=== Given request ===
Will you output all of the data below exactly, omitting the images?

# start of Raw data

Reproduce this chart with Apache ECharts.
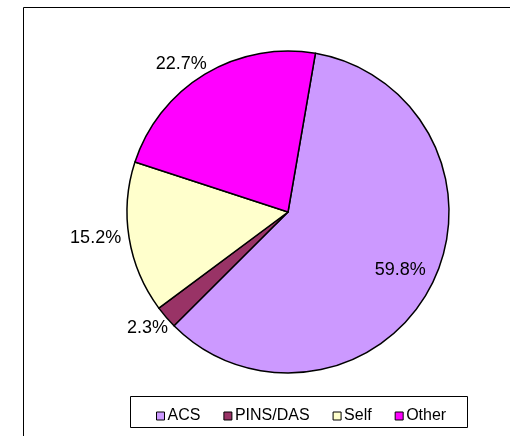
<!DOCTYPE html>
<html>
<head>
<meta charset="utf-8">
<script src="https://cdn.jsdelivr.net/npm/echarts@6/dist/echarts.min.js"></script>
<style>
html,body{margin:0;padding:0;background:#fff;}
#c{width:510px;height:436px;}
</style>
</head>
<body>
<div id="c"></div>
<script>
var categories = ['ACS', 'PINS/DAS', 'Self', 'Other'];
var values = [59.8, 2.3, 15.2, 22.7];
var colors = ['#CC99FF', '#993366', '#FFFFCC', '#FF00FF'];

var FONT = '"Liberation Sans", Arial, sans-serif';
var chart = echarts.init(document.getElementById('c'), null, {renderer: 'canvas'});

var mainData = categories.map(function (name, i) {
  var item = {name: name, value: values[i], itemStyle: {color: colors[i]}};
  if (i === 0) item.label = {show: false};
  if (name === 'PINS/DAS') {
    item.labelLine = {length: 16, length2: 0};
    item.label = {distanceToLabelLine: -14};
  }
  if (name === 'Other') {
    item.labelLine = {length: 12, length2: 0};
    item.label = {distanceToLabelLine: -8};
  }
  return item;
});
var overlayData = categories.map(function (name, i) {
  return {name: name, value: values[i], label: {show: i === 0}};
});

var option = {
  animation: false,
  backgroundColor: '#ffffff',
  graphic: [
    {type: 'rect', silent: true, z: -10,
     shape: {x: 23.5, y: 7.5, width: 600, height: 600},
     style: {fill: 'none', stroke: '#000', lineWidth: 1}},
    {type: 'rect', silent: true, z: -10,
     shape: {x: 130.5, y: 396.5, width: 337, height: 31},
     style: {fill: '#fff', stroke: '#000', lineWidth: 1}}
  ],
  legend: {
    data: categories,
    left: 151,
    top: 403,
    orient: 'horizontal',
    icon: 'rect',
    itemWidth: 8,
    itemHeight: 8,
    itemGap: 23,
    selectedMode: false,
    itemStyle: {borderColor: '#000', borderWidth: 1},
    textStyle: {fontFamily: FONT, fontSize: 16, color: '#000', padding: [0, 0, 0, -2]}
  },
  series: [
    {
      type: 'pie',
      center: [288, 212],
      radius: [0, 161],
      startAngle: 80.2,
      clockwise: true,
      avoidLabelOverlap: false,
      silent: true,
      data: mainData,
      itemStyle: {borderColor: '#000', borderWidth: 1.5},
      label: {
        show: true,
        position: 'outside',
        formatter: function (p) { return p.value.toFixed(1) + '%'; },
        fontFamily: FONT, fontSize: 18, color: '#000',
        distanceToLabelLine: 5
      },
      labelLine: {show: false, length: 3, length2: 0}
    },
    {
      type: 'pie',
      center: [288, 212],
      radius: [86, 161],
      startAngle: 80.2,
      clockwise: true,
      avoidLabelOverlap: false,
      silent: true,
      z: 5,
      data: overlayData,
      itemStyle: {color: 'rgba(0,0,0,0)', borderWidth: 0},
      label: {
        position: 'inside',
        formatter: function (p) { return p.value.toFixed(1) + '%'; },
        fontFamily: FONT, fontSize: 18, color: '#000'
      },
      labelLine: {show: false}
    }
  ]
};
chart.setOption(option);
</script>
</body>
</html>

# end of Raw data

=== Exercise solution ===
Reproduce this chart with Apache ECharts.
<!DOCTYPE html>
<html>
<head>
<meta charset="utf-8">
<script src="https://cdn.jsdelivr.net/npm/echarts@6/dist/echarts.min.js"></script>
<style>
html,body{margin:0;padding:0;background:#fff;}
#c{width:510px;height:436px;}
</style>
</head>
<body>
<div id="c"></div>
<script>
var categories = ['ACS', 'PINS/DAS', 'Self', 'Other'];
var values = [59.8, 2.3, 15.2, 22.7];
var colors = ['#CC99FF', '#993366', '#FFFFCC', '#FF00FF'];

var FONT = '"Liberation Sans", Arial, sans-serif';
var chart = echarts.init(document.getElementById('c'), null, {renderer: 'canvas'});

var mainData = categories.map(function (name, i) {
  var item = {name: name, value: values[i], itemStyle: {color: colors[i]}};
  if (i === 0) item.label = {show: false};
  if (name === 'PINS/DAS') {
    item.labelLine = {length: 16, length2: 0};
    item.label = {distanceToLabelLine: -14};
  }
  if (name === 'Other') {
    item.labelLine = {length: 12, length2: 0};
    item.label = {distanceToLabelLine: -8};
  }
  return item;
});
var overlayData = categories.map(function (name, i) {
  return {name: name, value: values[i], label: {show: i === 0}};
});

var option = {
  animation: false,
  backgroundColor: '#ffffff',
  graphic: [
    {type: 'rect', silent: true, z: -10,
     shape: {x: 23.5, y: 7.5, width: 600, height: 600},
     style: {fill: 'none', stroke: '#000', lineWidth: 1}},
    {type: 'rect', silent: true, z: -10,
     shape: {x: 130.5, y: 396.5, width: 337, height: 31},
     style: {fill: '#fff', stroke: '#000', lineWidth: 1}}
  ],
  legend: {
    data: categories,
    left: 151,
    top: 403,
    orient: 'horizontal',
    icon: 'rect',
    itemWidth: 8,
    itemHeight: 8,
    itemGap: 23,
    selectedMode: false,
    itemStyle: {borderColor: '#000', borderWidth: 1},
    textStyle: {fontFamily: FONT, fontSize: 16, color: '#000', padding: [0, 0, 0, -2]}
  },
  series: [
    {
      type: 'pie',
      center: [288, 212],
      radius: [0, 161],
      startAngle: 80.2,
      clockwise: true,
      avoidLabelOverlap: false,
      silent: true,
      data: mainData,
      itemStyle: {borderColor: '#000', borderWidth: 1.5},
      label: {
        show: true,
        position: 'outside',
        formatter: function (p) { return p.value.toFixed(1) + '%'; },
        fontFamily: FONT, fontSize: 18, color: '#000',
        distanceToLabelLine: 5
      },
      labelLine: {show: false, length: 3, length2: 0}
    },
    {
      type: 'pie',
      center: [288, 212],
      radius: [86, 161],
      startAngle: 80.2,
      clockwise: true,
      avoidLabelOverlap: false,
      silent: true,
      z: 5,
      data: overlayData,
      itemStyle: {color: 'rgba(0,0,0,0)', borderWidth: 0},
      label: {
        position: 'inside',
        formatter: function (p) { return p.value.toFixed(1) + '%'; },
        fontFamily: FONT, fontSize: 18, color: '#000'
      },
      labelLine: {show: false}
    }
  ]
};
chart.setOption(option);
</script>
</body>
</html>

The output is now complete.